North America was not the land of milk and honey that early explorers sought. It was a rocky, cold, foreboding obstacle blocking the way to the riches of Asia. The Vikings, Hernán Cortés, Juan de Fuca, Martin Frobisher, Sir Francis Drake, and virtually every captain dispatched across the pond by a European king between 1500 and 1800 hunted for the Northwest Passage to Cathay. The English got close in Hudson Bay, before its namesake was left to die in a dinghy by his mutinous crew. Frenchman Samuel de Champlain and his truchement made a valiant effort, plunging into America’s interior with paddles, snowshoes, and bibles, tasting all five Great Lakes along the way for signs of salt.

“For every businessman who sought to strip the New World of resources, another just wanted to get on to the real market in China,” writes Brian Castner in his new book, (Doubleday, $29). Such was the case with Alexander MacKenzie, the central character in Castner’s book. MacKenzie was just 25 years old in 1789 when he set out across Canada’s icebound Northwest Territories to find a route to the Pacific. Canada was not the pastoral, Tim Hortons–laced wilderness-nation then that it is today. The northwest corner of the continent represented one of the last unexplored and unmapped regions on the planet—along with interior Africa, Australia, and both poles. Russian America stretched from Kodiak Island, off the coast of Alaska, to Fort Ross, near San Francisco. The Spanish owned a third of what would one day become the continental United States. Napoleon was planning an invasion of the American West, and it was a toss-up whether the British or Americans would ultimately control the 250,000-square-mile plot of land between the Rocky Mountains and the Pacific Ocean.

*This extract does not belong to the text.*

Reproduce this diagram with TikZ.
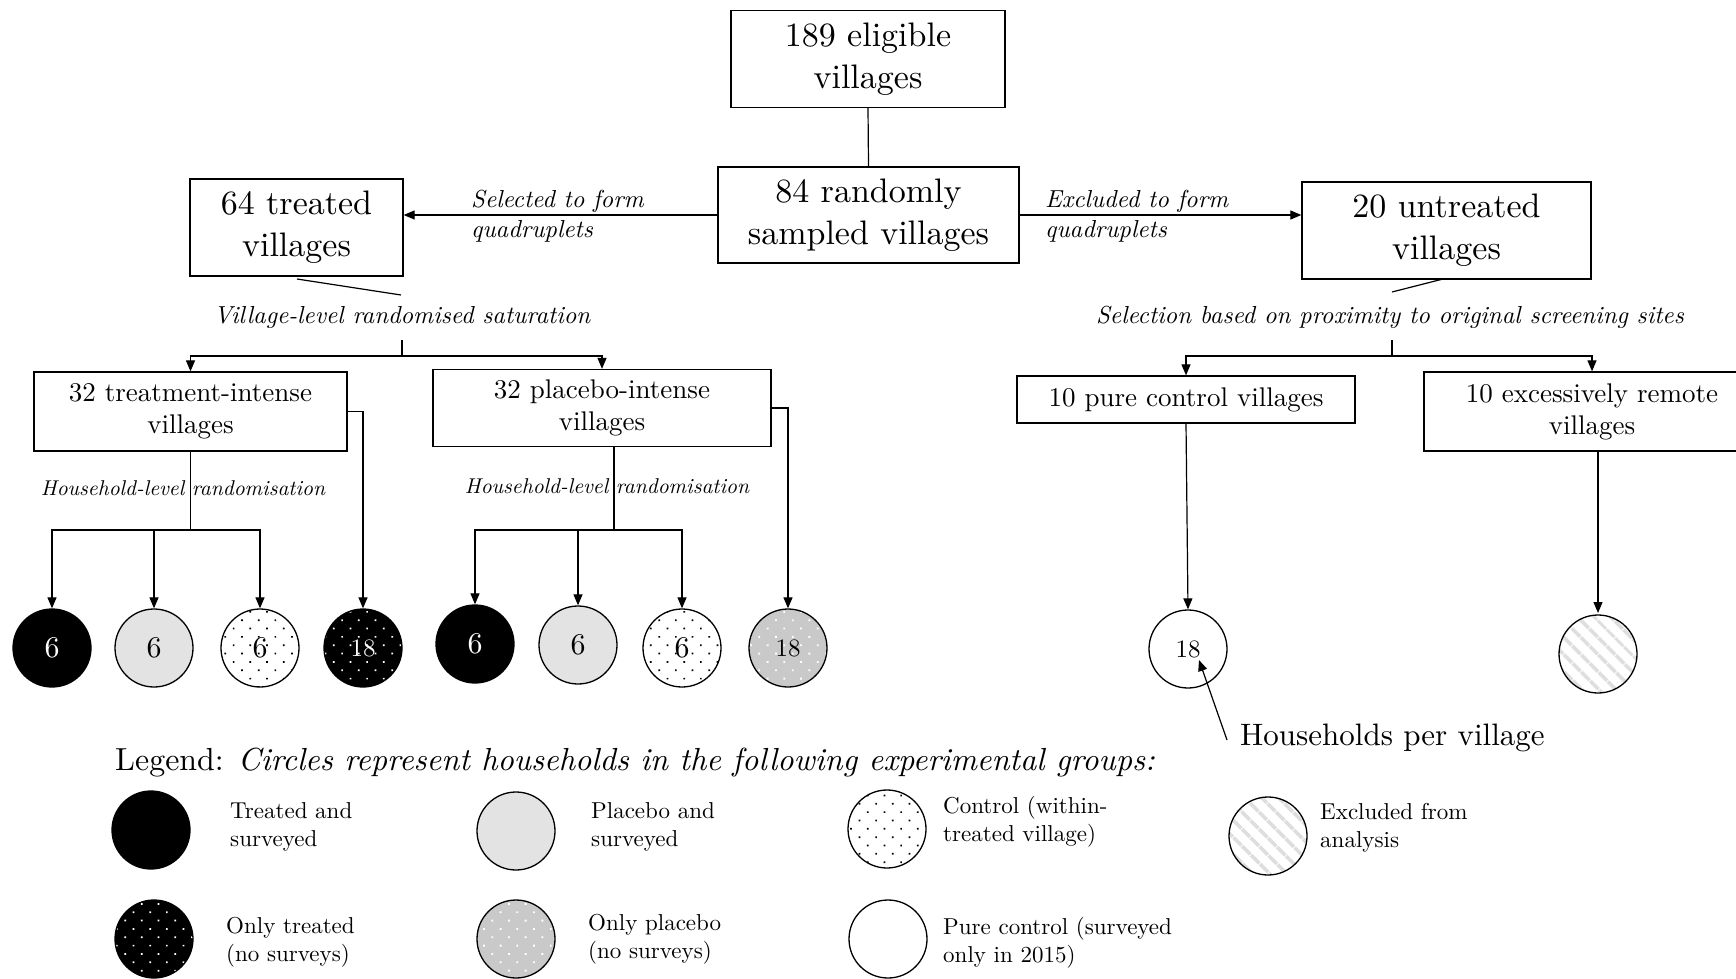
\documentclass[tikz,border=0pt]{standalone}
\usepackage{fontspec}
\setmainfont{lmroman10-regular.otf}[ItalicFont=lmroman10-italic.otf, BoldFont=lmroman10-bold.otf]
\usetikzlibrary{arrows.meta,patterns.meta}
\tikzset{
  box/.style={draw, line width=1.3pt, inner sep=0pt, align=center, font=\fontsize{34}{42}\selectfont},
  sbox/.style={draw, line width=1.3pt, inner sep=0pt, align=center, font=\fontsize{27}{32}\selectfont},
  conn/.style={line width=1.2pt},
  arr/.style={conn, -{Triangle[length=11pt,width=9pt]}},
  lab/.style={font=\fontsize{24.6}{30}\selectfont\itshape, inner sep=0pt},
  hlab/.style={font=\fontsize{21.4}{24}\selectfont\itshape, inner sep=0pt},
  hh/.style={circle, draw, line width=1.3pt, minimum size=78pt, inner sep=0pt, font=\fontsize{30}{30}\selectfont},
  big/.style={font=\fontsize{25}{25}\selectfont},
  tsv/.style={hh, fill=black, text=white},
  psv/.style={hh, fill=black!11},
  ctl/.style={hh, pattern={Dots[distance=11.8pt, radius=1.2pt, angle=45]}, pattern color=black},
  tonly/.style={hh, preaction={fill=black}, pattern={Dots[distance=11.8pt, radius=1.2pt, angle=45]}, pattern color=white, text=white},
  ponly/.style={hh, preaction={fill=black!21}, pattern={Dots[distance=11.8pt, radius=1.3pt, angle=45]}, pattern color=white},
  pure/.style={hh, fill=white},
  excl/.style={hh, preaction={fill=white}, pattern={Lines[angle=-45, distance=13pt, line width=4pt]}, pattern color=black!13},
  legtxt/.style={anchor=west, align=left, inner sep=0pt, font=\fontsize{23}{28}\selectfont},
}
\begin{document}
\begin{tikzpicture}[x=1pt, y=-1pt]
\useasboundingbox (0,0) rectangle (1736,979);

% top boxes
\node[box, minimum width=274pt, minimum height=97pt] (eligible) at (868,59) {189 eligible\\villages};
\node[box, minimum width=301pt, minimum height=96pt] (sampled) at (868.5,215) {84 randomly\\sampled villages};
\node[box, minimum width=213pt, minimum height=97pt] (treated) at (296.5,227.5) {64 treated\\villages};
\node[box, minimum width=289pt, minimum height=97pt] (untreated) at (1446.5,230.5) {20 untreated\\villages};

\draw[conn] (eligible.south) -- (sampled.north);
\draw[arr] (sampled.west) -- (sampled.west -| treated.east);
\draw[arr] (sampled.east) -- (sampled.east -| untreated.west);

\node[lab, anchor=base west] (sel1) at (471,207) {Selected to form};
\node[lab, anchor=base west] (sel2) at (471,237) {quadruplets};
\node[lab, anchor=base west] (exc1) at (1045,207) {Excluded to form};
\node[lab, anchor=base west] (exc2) at (1045,237) {quadruplets};

% village-level randomisation
\coordinate (vlend) at (401,295);
\draw[conn] (297,279) -- (vlend);
\node[lab] (vlab) at (402,317) {Village-level randomised saturation};
\coordinate (vtop) at (402,340);
\coordinate (vsplit) at (402,356);
\draw[conn] (vtop) -- (vsplit);

\node[sbox, minimum width=313pt, minimum height=79pt] (tint) at (190.5,411.5) {32 treatment-intense\\villages};
\node[sbox, minimum width=338pt, minimum height=77pt] (pint) at (602,408) {32 placebo-intense\\villages};
\draw[arr] (vsplit) -| (tint.north);
\draw[arr] (vsplit) -| (pint.north);

% right side
\coordinate (send) at (1392,292);
\draw[conn] (1443,279) -- (send);
\node[lab] (slab) at (1390,317) {Selection based on proximity to original screening sites};
\coordinate (stop) at (1392,340);
\coordinate (ssplit) at (1392,356);
\draw[conn] (stop) -- (ssplit);

\node[sbox, minimum width=338pt, minimum height=47pt] (pc) at (1186,399.5) {10 pure control villages};
\node[sbox, minimum width=336pt, minimum height=79pt] (rm) at (1592,411.5) {10 excessively remote\\villages};
\draw[arr] (ssplit) -| (pc.north);
\draw[arr] (ssplit) -| (rm.north);

% circles
\node[tsv] (c1) at (52,648) {6};
\node[psv] (c2) at (154,648) {6};
\node[ctl] (c3) at (260,648) {6};
\node[tonly, big] (c4) at (363,648) {18};
\node[tsv] (c5) at (475,644) {6};
\node[psv] (c6) at (578,645) {6};
\node[ctl] (c7) at (682,648) {6};
\node[ponly, big] (c8) at (788,648) {18};
\node[pure, big] (c9) at (1188,649) {18};
\node[excl] (c10) at (1598,654) {};

% household-level randomisation (treatment)
\node[hlab] (hl1) at (183,488) {Household-level randomisation};
\coordinate (tsplit) at (190.5,530);
\draw[conn] (tint.south) -- (tsplit);
\draw[arr] (tsplit) -| (c1.north);
\draw[arr] (tsplit) -| (c2.north);
\draw[arr] (tsplit) -| (c3.north);
\draw[arr] (tint.east) -| (c4.north);

% household-level randomisation (placebo)
\node[hlab] (hl2) at (607,486) {Household-level randomisation};
\coordinate (ptop) at (614,446.5);
\coordinate (psplit) at (614,530);
\draw[conn] (ptop) -- (psplit);
\draw[arr] (psplit) -| (c5.north);
\draw[arr] (psplit) -| (c6.north);
\draw[arr] (psplit) -| (c7.north);
\draw[arr] (pint.east) -| (c8.north);

\draw[arr] (pc.south) -- (c9.north);
\draw[arr] ([xshift=6pt]rm.south) -- (c10.north);

% households per village
\node[anchor=west, inner sep=0pt, font=\fontsize{31}{31}\selectfont] (hpv) at (1240,738) {Households per village};
\coordinate (hpvstart) at (1227,740);
\coordinate (hpvtip) at (1199,660);
\draw[arr] (hpvstart) -- (hpvtip);

% legend
\node[anchor=base west, inner sep=0pt, font=\fontsize{31.9}{32}\selectfont] (legend) at (115,770) {Legend: \textit{Circles represent households in the following experimental groups:}};

\node[hh, fill=black] (l1) at (151,830) {};
\node[legtxt] (t1) at (230,827) {Treated and\\surveyed};
\node[hh, fill=black!11] (l2) at (516,831) {};
\node[legtxt] (t2) at (591,827) {Placebo and\\surveyed};
\node[ctl] (l3) at (887,829) {};
\node[legtxt] (t3) at (943,822) {Control (within-\\treated village)};
\node[excl] (l4) at (1268,836) {};
\node[legtxt] (t4) at (1320,828) {Excluded from\\analysis};

\node[tonly] (l5) at (154,939) {};
\node[legtxt] (t5) at (226,942) {Only treated\\(no surveys)};
\node[ponly] (l6) at (516,939) {};
\node[legtxt] (t6) at (588,939) {Only placebo\\(no surveys)};
\node[pure] (l7) at (888,939) {};
\node[legtxt] (t7) at (943,943) {Pure control (surveyed\\only in 2015)};
\end{tikzpicture}
\end{document}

Castner does a masterful job in the first half of the book chronicling MacKenzie’s adventures in barbarous 18th-century North America: his arrival on an East River pier in Manhattan; navigating New York City’s press gangs, breastworks, and patriot and Tory allegiances in the opening days of the Revolutionary War; escaping over the “endless mountains of the Appalachians” to Montreal; and securing a post as a clerk counting pelts in the booming fur trade.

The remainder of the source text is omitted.